Tuesday, March 19, 2019

Cabs vs. Uber: Can Legacy Companies Strike Back At Data-Driven Disrupters?

As a strategy consultant, I've worked with many clients on using data to drive innovation/disruption.

What I have found is that it is very hard for companies to disrupt their own basic underlying business model—they are just too habituated with certain assumptions about business as usual.

However, existing companies are capable of using data to disrupt portions of their operating model, and are willing to do so—especially in the customer-focused parts of their business.  However, this is usually done defensively, after the real disrupter has entered the market.

Thus, in general, existing market participants are capable of enough disruption to survive longer than companies that stick to the status quo, but ultimately they won't be the front-line leaders in the future because it is almost always a new entrant that causes true strategic disruption—someone who can mentally start fresh, with minimal assumptions about business as usual.

For example, Uber disrupted the whole model of the taxi industry, by creating a market place of matching independent drivers and riders.  Uber's model is that they don't have a central dispatching organization, or a large capital investment in taxi medallions or vehicles.
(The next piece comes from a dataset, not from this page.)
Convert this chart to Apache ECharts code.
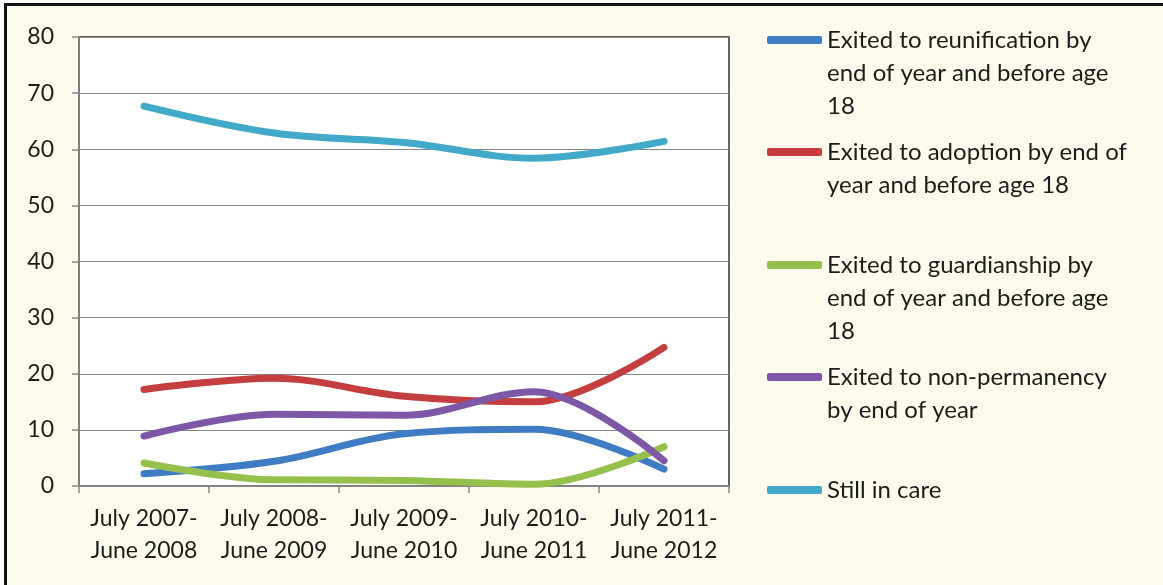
<!DOCTYPE html>
<html>
<head>
<meta charset="utf-8">
<script src="https://cdn.jsdelivr.net/npm/echarts@6/dist/echarts.min.js"></script>
<style>
  html, body { margin: 0; padding: 0; background: #ffffff; }
  #frame {
    position: absolute; left: 4px; top: 3px; width: 1159px; height: 582px;
    border-left: 3px solid #111; border-top: 3px solid #111;
    box-sizing: border-box; background: #fcfaec;
  }
  #chart { position: absolute; left: 0; top: 0; width: 1163px; height: 585px; }
</style>
</head>
<body>
<div id="frame"></div>
<div id="chart"></div>
<script>
// Periods (fiscal years) on the x axis
const periods = [
  'July 2007-\nJune 2008',
  'July 2008-\nJune 2009',
  'July 2009-\nJune 2010',
  'July 2010-\nJune 2011',
  'July 2011-\nJune 2012'
];

// Percent of children by outcome
const reunification   = [2.2, 4.4, 9.3, 10.1, 3.0];
const adoption        = [17.2, 19.2, 16.0, 15.0, 24.7];
const guardianship    = [4.1, 1.1, 1.0, 0.3, 7.0];
const nonPermanency   = [8.9, 12.8, 12.6, 16.8, 4.5];
const stillInCare     = [67.7, 62.9, 61.2, 58.4, 61.4];

// Legend names (wrapped as shown)
const seriesNames = [
  'Exited to reunification by\nend of year and before age\n18',
  'Exited to adoption by end of\nyear and before age 18',
  'Exited to guardianship by\nend of year and before age\n18',
  'Exited to non-permanency\nby end of year',
  'Still in care'
];
const seriesValues = [reunification, adoption, guardianship, nonPermanency, stillInCare];
const colors = ['#3f7cc4', '#c43e40', '#96c04e', '#7c58a6', '#42a9c9'];

const FONT = 'Lato';
const LH = 33;
// vertical centre of each legend entry's first line
const legendCentres = [40, 152, 265, 377, 490];

// One legend per entry; blank leading lines keep the swatch level with the first text line
const legends = seriesNames.map(function (name, i) {
  const n = name.split('\n').length;
  return {
    data: [name],
    orient: 'vertical',
    left: 767,
    top: legendCentres[i] - (2 * n - 1) * LH / 2,
    padding: 0,
    icon: 'roundRect',
    itemWidth: 55,
    itemHeight: 8,
    selectedMode: false,
    formatter: function (label) {
      return '\n'.repeat(n - 1) + label;
    },
    textStyle: {
      fontFamily: FONT,
      fontSize: 24,
      color: '#1c1c1c',
      lineHeight: LH
    }
  };
});

const chart = echarts.init(document.getElementById('chart'), null, { renderer: 'canvas' });
chart.setOption({
  backgroundColor: 'transparent',
  animation: false,
  color: colors,
  legend: legends,
  grid: {
    left: 79, right: 434, top: 37, bottom: 99,
    show: true, backgroundColor: '#ffffff',
    borderColor: '#333333', borderWidth: 1.5
  },
  xAxis: {
    type: 'category',
    data: periods,
    boundaryGap: true,
    axisLine: { lineStyle: { color: '#868686', width: 1.5 } },
    axisTick: { show: true, length: 7, lineStyle: { color: '#868686', width: 1.5 } },
    axisLabel: {
      interval: 0, hideOverlap: false,
      fontFamily: FONT, fontSize: 23, color: '#1c1c1c',
      lineHeight: 32, margin: 17
    }
  },
  yAxis: {
    type: 'value',
    min: 0, max: 80, interval: 10,
    axisLine: { show: true, lineStyle: { color: '#868686', width: 1.5 } },
    axisTick: { show: true, length: 7, lineStyle: { color: '#868686', width: 1.5 } },
    splitLine: { lineStyle: { color: '#868686', width: 1.2 } },
    axisLabel: { fontFamily: FONT, fontSize: 23, color: '#1c1c1c', margin: 25 }
  },
  series: seriesValues.map(function (vals, i) {
    return {
      name: seriesNames[i],
      type: 'line',
      data: vals,
      smooth: 0.35,
      symbol: 'none',
      lineStyle: { width: 7, cap: 'round', join: 'round', color: colors[i] }
    };
  })
});
</script>
</body>
</html>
Since then, a taxi company in the Chicago area that I've worked with has competed by using data to disrupt parts of their business.  For example, they now have an app which lets you hail a cab easily, matches a car, sends you the car info, and lets you pay and rate the driver. They also ask if you have TSA Pre-check, and drop you at the closest door. This company, however, could never have disrupted the entire model like Uber did.  They are still dedicated to employing drivers, owning cabs, and having dispatchers.